O CNU – Congress for the New Urbanism é uma entidade que congrega Urbanistas, Desenvolvedores e Estudiosos, em torno dos mecanismos, diretrizes e orientações de projetos que visam requalificar, ou criar locais (ou comunidades, ou bairros, ou cidades), que tenham vitalidade e que sejam resilientes. E para que? Para que as cidades sejam, antes de tudo, locais prazerosos e funcionais para se viver, trabalhar e ter lazer.
Na prática, qual a influência desse “Novo Urbanismo”?
O Novo Urbanismo vem como resposta ao fato de que as cidades, hoje, se tornaram ambientes desagradáveis, opressivos e indutores de doenças físicas e psicossomáticas, potencializando a insegurança pública e os problemas sociais.
O que é preciso para que uma cidade seja mais ecologicamente correta?
São várias as possibilidades, desde a consideração do máximo de praças e parques em seu masterplan, passando por um sistema de transporte público de massas adequados e eficiente, reuso de águas de chuva e energia solar de forma ampla (pública e privada), finalizando com um sistema de coleta e processamento e transformação eficiente do lixo.

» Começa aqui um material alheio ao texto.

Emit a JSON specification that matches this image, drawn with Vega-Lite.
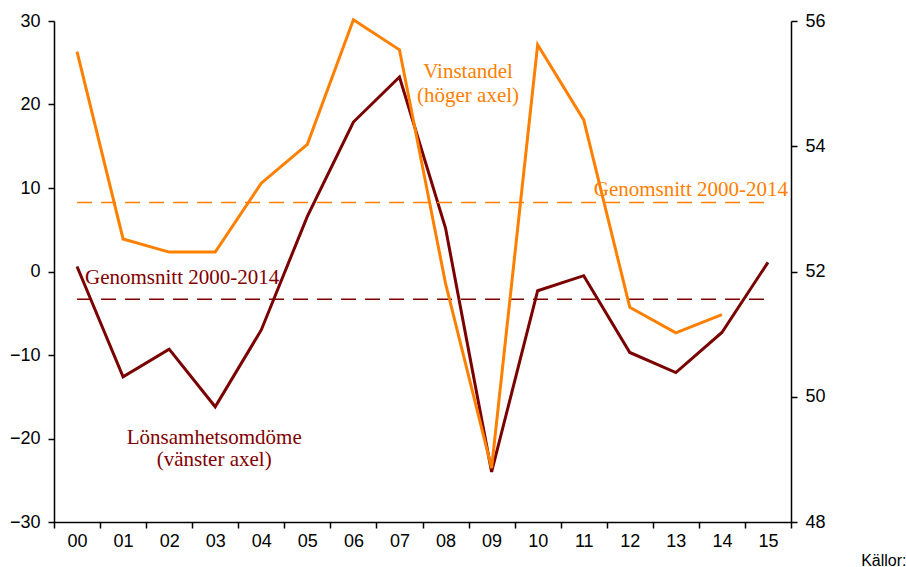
{
  "$schema": "https://vega.github.io/schema/vega-lite/v6.json",
  "width": 737,
  "height": 501,
  "autosize": "none",
  "padding": {"left": 54, "top": 21, "right": 115, "bottom": 45},
  "background": "white",
  "config": {
    "view": {"stroke": null},
    "axis": {
      "grid": false,
      "labelFont": "Liberation Sans",
      "labelFontSize": 18,
      "labelColor": "black",
      "domainColor": "black",
      "domainWidth": 1.5,
      "tickColor": "black",
      "tickWidth": 1.5,
      "tickSize": 6
    }
  },
  "datasets": {
    "lon": [
      {"year": "00", "v": 0.6}, {"year": "01", "v": -12.6}, {"year": "02", "v": -9.3},
      {"year": "03", "v": -16.2}, {"year": "04", "v": -7.0}, {"year": "05", "v": 6.6},
      {"year": "06", "v": 17.9}, {"year": "07", "v": 23.3}, {"year": "08", "v": 5.2},
      {"year": "09", "v": -24.0}, {"year": "10", "v": -2.3}, {"year": "11", "v": -0.5},
      {"year": "12", "v": -9.7}, {"year": "13", "v": -12.1}, {"year": "14", "v": -7.3},
      {"year": "15", "v": 1.1}
    ],
    "vin": [
      {"year": "00", "v": 55.51}, {"year": "01", "v": 52.52}, {"year": "02", "v": 52.31},
      {"year": "03", "v": 52.31}, {"year": "04", "v": 53.41}, {"year": "05", "v": 54.03},
      {"year": "06", "v": 56.02}, {"year": "07", "v": 55.54}, {"year": "08", "v": 51.81},
      {"year": "09", "v": 48.86}, {"year": "10", "v": 55.62}, {"year": "11", "v": 54.42},
      {"year": "12", "v": 51.43}, {"year": "13", "v": 51.02}, {"year": "14", "v": 51.31}
    ],
    "lonAvg": [{"year": "00", "v": -3.33}, {"year": "15", "v": -3.33}],
    "vinAvg": [{"year": "00", "v": 53.1}, {"year": "15", "v": 53.1}]
  },
  "encoding": {
    "x": {
      "field": "year",
      "type": "ordinal",
      "scale": {
        "type": "band",
        "paddingInner": 0,
        "paddingOuter": 0,
        "domain": ["00","01","02","03","04","05","06","07","08","09","10","11","12","13","14","15"]
      },
      "axis": {
        "tickBand": "extent",
        "labelAngle": 0,
        "labelPadding": 4,
        "labelBaseline": "top",
        "title": "Källor:",
        "titleX": 852,
        "titleY": 43,
        "titleAlign": "right",
        "titleAnchor": null,
        "titleBaseline": "alphabetic",
        "titleFont": "Liberation Sans",
        "titleFontSize": 16,
        "titleFontWeight": "normal",
        "titleColor": "black"
      }
    }
  },
  "layer": [
    {
      "encoding": {
        "y": {
          "field": "v",
          "type": "quantitative",
          "scale": {"domain": [-30, 30], "nice": false, "zero": false},
          "axis": {"orient": "left", "values": [-30, -20, -10, 0, 10, 20, 30], "labelPadding": 8, "title": null}
        }
      },
      "layer": [
        {"data": {"name": "lonAvg"}, "mark": {"type": "line", "color": "#800000", "strokeWidth": 1.5, "strokeDash": [15, 9]}},
        {"data": {"name": "lon"}, "mark": {"type": "line", "color": "#7a0000", "strokeWidth": 3}},
        {
          "data": {"values": [{"year": "00", "v": -1.53, "label": "Genomsnitt 2000-2014"}]},
          "mark": {"type": "text", "font": "Liberation Serif", "fontSize": 21, "color": "#800000", "align": "left", "baseline": "alphabetic", "dx": 8},
          "encoding": {"text": {"field": "label"}}
        },
        {
          "data": {"values": [{"year": "03", "v": -20.66, "label": "Lönsamhetsomdöme"}, {"year": "03", "v": -23.3, "label": "(vänster axel)"}]},
          "mark": {"type": "text", "font": "Liberation Serif", "fontSize": 21, "color": "#800000", "align": "center", "baseline": "alphabetic", "dx": -1},
          "encoding": {"text": {"field": "label"}}
        }
      ]
    },
    {
      "encoding": {
        "y": {
          "field": "v",
          "type": "quantitative",
          "scale": {"domain": [48, 56], "nice": false, "zero": false},
          "axis": {"orient": "right", "values": [48, 50, 52, 54, 56], "labelPadding": 8, "title": null}
        }
      },
      "layer": [
        {"data": {"name": "vinAvg"}, "mark": {"type": "line", "color": "#FF8000", "strokeWidth": 1.5, "strokeDash": [15, 9]}},
        {"data": {"name": "vin"}, "mark": {"type": "line", "color": "#FF8000", "strokeWidth": 3}},
        {
          "data": {"values": [{"year": "15", "v": 53.21, "label": "Genomsnitt 2000-2014"}]},
          "mark": {"type": "text", "font": "Liberation Serif", "fontSize": 21, "color": "#FF8000", "align": "right", "baseline": "alphabetic", "dx": 20},
          "encoding": {"text": {"field": "label"}}
        },
        {
          "data": {"values": [{"year": "08", "v": 55.09, "label": "Vinstandel"}, {"year": "08", "v": 54.71, "label": "(höger axel)"}]},
          "mark": {"type": "text", "font": "Liberation Serif", "fontSize": 21, "color": "#FF8000", "align": "center", "baseline": "alphabetic", "dx": 22.5},
          "encoding": {"text": {"field": "label"}}
        }
      ]
    }
  ],
  "resolve": {"scale": {"y": "independent"}}
}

Mas e as chamadas ecocidades que oferecem visões utópicas sobre o assunto como as tão faladas cidades de Masdar, em Abu Dhabi, e Dongtan, na China?
Utopia é um termo que descreve aquilo que – dificilmente – se realizará, e até mesmo as melhores e mais modernas tecnologias tem o tempo correto para implantação com sucesso. O senso de realidade e o tempo correto são fundamentais para que iniciativas ambiciosas em excesso não sejam frustradas.
*Por estes dias vamos descansar. O blog, nestes dias de Carnaval, trará entrevistas sobre assuntos bem atuais.Logo retomaremos as atividades normais. Bom Carnaval para todos.